= What you have to do =
Extract the lines that hold the string "this".

= Entries with chart source code =

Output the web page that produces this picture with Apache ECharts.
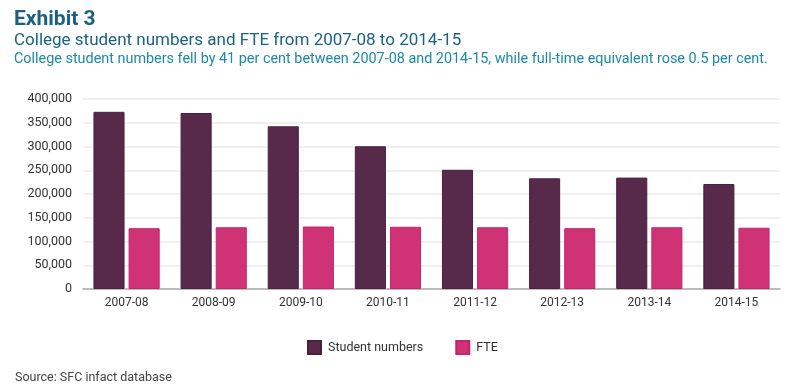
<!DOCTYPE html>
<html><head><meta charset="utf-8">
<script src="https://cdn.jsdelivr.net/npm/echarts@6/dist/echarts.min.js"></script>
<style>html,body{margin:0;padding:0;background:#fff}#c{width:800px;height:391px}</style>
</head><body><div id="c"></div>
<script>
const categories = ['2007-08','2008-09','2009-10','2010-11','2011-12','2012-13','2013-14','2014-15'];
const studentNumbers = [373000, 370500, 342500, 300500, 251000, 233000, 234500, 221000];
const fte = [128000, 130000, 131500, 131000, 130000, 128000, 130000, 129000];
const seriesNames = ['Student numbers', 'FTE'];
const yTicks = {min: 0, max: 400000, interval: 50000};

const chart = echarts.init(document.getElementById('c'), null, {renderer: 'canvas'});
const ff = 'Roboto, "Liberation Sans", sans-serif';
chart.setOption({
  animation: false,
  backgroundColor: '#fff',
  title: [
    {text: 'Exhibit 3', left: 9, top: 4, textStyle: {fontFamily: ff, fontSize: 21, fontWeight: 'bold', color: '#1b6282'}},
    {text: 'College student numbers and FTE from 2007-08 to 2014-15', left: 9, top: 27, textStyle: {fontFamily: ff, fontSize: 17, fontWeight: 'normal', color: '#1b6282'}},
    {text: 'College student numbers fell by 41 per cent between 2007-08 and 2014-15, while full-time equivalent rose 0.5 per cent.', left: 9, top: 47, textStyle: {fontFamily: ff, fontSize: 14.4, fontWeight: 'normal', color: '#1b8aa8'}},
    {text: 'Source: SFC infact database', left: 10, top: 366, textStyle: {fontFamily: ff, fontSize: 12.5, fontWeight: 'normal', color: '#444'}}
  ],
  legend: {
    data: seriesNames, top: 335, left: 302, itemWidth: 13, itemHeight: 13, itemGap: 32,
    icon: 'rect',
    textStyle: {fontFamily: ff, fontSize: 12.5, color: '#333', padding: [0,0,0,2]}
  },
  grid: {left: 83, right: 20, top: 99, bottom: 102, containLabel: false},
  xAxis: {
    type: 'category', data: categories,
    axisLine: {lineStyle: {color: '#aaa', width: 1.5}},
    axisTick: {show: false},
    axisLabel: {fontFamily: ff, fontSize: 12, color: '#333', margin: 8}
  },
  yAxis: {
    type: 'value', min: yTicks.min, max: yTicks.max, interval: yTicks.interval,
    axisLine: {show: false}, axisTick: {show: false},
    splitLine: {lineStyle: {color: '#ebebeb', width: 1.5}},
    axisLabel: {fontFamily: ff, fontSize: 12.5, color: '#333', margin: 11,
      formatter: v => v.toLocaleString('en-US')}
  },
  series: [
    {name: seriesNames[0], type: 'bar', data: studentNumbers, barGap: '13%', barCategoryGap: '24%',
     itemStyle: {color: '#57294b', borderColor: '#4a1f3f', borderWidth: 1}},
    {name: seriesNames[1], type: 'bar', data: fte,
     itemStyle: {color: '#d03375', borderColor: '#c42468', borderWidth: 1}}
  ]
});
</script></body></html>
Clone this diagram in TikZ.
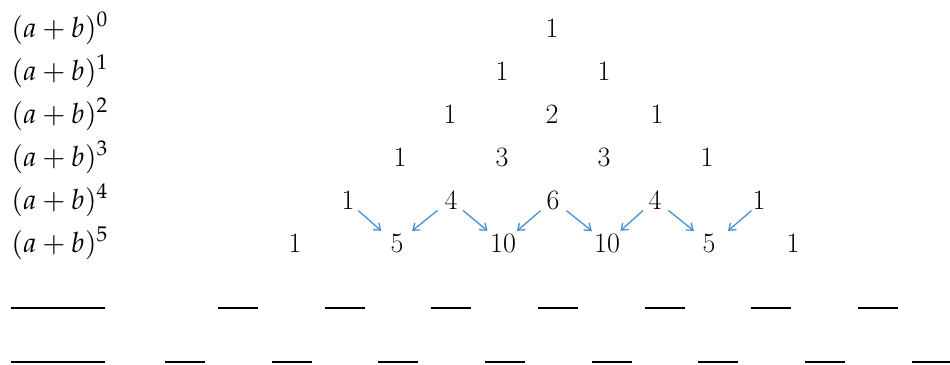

= Exercise result =
Output the web page that produces this picture with Apache ECharts.
Clone this diagram in TikZ.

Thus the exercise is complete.